(Do this):
From the first line of the data down to and including the line with "1.293, 1.162, 0.87];", copy everything exactly, leaving out pictures.

(Data section):
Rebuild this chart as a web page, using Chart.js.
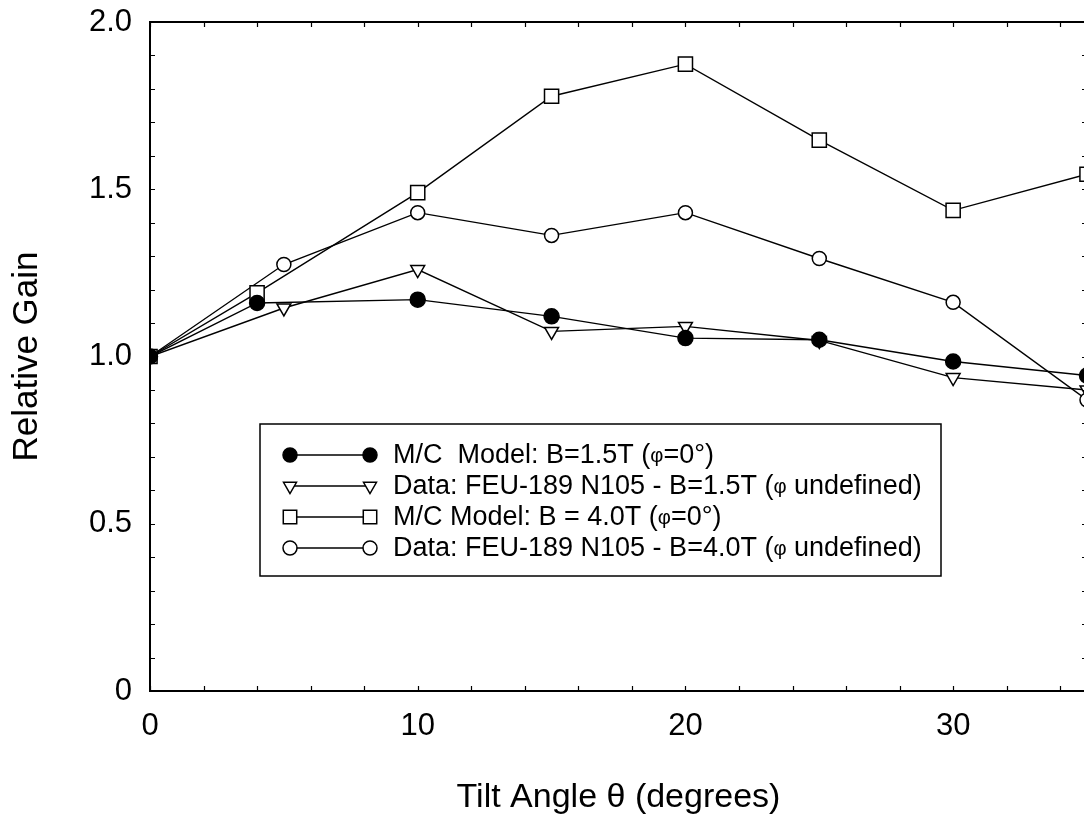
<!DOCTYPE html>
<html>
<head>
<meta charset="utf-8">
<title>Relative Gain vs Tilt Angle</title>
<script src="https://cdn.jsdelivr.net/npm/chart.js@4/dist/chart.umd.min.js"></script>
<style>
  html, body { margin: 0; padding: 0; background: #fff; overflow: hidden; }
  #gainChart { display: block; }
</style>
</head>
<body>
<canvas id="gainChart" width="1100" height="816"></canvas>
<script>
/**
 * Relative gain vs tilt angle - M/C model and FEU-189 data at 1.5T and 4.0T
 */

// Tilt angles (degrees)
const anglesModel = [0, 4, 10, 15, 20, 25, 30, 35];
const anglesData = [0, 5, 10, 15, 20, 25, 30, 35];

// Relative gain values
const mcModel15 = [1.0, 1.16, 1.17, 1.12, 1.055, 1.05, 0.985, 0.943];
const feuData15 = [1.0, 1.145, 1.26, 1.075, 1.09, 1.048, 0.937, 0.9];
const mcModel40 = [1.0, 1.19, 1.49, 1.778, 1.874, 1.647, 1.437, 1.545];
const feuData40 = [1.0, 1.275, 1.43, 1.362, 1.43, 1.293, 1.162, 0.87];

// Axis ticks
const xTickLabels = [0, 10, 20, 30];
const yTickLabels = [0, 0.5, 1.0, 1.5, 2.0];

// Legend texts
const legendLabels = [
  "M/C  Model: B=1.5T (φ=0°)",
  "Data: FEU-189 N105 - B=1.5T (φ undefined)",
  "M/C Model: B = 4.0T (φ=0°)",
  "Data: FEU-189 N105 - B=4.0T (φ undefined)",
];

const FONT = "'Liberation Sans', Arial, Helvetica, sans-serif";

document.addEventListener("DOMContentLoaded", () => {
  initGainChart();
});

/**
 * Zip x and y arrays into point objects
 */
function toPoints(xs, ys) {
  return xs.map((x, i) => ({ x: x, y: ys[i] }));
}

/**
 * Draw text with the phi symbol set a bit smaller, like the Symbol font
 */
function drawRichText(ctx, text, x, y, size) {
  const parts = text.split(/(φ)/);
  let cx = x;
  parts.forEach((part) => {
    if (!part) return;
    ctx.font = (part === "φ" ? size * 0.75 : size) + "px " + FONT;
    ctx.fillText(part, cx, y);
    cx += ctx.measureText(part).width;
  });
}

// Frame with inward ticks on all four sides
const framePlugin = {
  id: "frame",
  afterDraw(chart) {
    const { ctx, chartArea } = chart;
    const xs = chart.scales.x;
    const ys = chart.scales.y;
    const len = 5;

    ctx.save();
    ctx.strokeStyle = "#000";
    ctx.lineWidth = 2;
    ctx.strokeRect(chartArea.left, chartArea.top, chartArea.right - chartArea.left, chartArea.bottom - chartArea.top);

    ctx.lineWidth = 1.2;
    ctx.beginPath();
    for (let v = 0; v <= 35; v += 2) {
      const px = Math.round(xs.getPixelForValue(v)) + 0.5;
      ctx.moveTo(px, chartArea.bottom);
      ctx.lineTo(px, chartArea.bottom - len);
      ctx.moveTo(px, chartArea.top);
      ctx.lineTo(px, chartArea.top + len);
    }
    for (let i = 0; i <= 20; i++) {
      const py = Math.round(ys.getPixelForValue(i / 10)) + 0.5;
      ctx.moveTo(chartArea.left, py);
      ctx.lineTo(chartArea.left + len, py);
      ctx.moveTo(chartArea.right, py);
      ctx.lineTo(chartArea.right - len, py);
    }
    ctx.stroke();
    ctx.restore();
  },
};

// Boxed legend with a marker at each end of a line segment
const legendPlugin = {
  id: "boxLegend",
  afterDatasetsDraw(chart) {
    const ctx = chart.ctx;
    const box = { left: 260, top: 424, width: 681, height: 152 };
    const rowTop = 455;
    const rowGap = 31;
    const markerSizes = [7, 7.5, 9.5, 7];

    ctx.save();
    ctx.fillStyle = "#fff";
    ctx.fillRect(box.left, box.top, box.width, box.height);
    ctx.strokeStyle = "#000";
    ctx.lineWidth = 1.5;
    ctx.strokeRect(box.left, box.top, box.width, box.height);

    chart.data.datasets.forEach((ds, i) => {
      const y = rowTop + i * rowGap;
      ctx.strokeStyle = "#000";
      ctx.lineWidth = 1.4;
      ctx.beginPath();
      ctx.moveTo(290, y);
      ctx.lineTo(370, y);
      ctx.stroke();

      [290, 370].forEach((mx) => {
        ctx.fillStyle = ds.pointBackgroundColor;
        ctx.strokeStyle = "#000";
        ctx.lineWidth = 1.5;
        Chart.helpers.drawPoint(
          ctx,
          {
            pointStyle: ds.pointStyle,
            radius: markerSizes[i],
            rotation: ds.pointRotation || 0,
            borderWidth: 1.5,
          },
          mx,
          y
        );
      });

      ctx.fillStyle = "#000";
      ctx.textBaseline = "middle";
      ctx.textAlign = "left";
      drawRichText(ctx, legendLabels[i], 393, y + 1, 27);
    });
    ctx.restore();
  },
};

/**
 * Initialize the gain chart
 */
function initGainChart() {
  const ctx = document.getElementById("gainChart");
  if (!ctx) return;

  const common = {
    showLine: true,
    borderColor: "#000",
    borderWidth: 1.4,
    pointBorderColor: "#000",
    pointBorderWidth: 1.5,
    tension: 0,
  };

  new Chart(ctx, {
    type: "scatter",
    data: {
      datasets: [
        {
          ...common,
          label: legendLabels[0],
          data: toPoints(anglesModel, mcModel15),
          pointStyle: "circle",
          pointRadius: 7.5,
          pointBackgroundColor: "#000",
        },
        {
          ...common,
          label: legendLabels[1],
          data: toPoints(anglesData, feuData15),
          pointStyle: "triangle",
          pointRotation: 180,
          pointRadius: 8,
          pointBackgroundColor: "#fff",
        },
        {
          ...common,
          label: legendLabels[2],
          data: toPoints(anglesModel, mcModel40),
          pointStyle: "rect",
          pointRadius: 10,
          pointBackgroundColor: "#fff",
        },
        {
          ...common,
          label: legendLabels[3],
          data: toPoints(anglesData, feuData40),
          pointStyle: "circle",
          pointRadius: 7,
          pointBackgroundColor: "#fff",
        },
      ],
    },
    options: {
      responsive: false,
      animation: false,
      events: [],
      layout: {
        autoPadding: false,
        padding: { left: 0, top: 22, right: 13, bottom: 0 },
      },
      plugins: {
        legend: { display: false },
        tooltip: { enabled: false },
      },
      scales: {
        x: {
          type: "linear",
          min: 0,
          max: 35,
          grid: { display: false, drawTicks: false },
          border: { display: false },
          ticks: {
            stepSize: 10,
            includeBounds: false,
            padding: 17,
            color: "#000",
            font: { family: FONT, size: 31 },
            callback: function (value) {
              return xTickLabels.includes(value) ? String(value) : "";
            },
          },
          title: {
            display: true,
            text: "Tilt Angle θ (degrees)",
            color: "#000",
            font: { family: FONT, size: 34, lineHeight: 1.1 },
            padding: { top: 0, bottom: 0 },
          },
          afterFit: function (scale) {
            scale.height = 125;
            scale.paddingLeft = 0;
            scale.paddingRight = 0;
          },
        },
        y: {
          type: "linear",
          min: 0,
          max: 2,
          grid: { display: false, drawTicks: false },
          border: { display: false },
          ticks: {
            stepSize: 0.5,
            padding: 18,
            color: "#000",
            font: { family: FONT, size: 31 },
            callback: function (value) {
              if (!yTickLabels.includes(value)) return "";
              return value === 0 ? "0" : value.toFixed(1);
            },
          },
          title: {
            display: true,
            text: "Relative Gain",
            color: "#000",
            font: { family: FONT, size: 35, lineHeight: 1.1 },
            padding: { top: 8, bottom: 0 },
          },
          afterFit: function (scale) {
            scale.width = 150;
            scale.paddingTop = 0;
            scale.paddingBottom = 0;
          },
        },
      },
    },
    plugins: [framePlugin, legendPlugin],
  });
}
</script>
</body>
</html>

(Task response):
Rebuild this chart as a web page, using Chart.js.
<!DOCTYPE html>
<html>
<head>
<meta charset="utf-8">
<title>Relative Gain vs Tilt Angle</title>
<script src="https://cdn.jsdelivr.net/npm/chart.js@4/dist/chart.umd.min.js"></script>
<style>
  html, body { margin: 0; padding: 0; background: #fff; overflow: hidden; }
  #gainChart { display: block; }
</style>
</head>
<body>
<canvas id="gainChart" width="1100" height="816"></canvas>
<script>
/**
 * Relative gain vs tilt angle - M/C model and FEU-189 data at 1.5T and 4.0T
 */

// Tilt angles (degrees)
const anglesModel = [0, 4, 10, 15, 20, 25, 30, 35];
const anglesData = [0, 5, 10, 15, 20, 25, 30, 35];

// Relative gain values
const mcModel15 = [1.0, 1.16, 1.17, 1.12, 1.055, 1.05, 0.985, 0.943];
const feuData15 = [1.0, 1.145, 1.26, 1.075, 1.09, 1.048, 0.937, 0.9];
const mcModel40 = [1.0, 1.19, 1.49, 1.778, 1.874, 1.647, 1.437, 1.545];
const feuData40 = [1.0, 1.275, 1.43, 1.362, 1.43, 1.293, 1.162, 0.87];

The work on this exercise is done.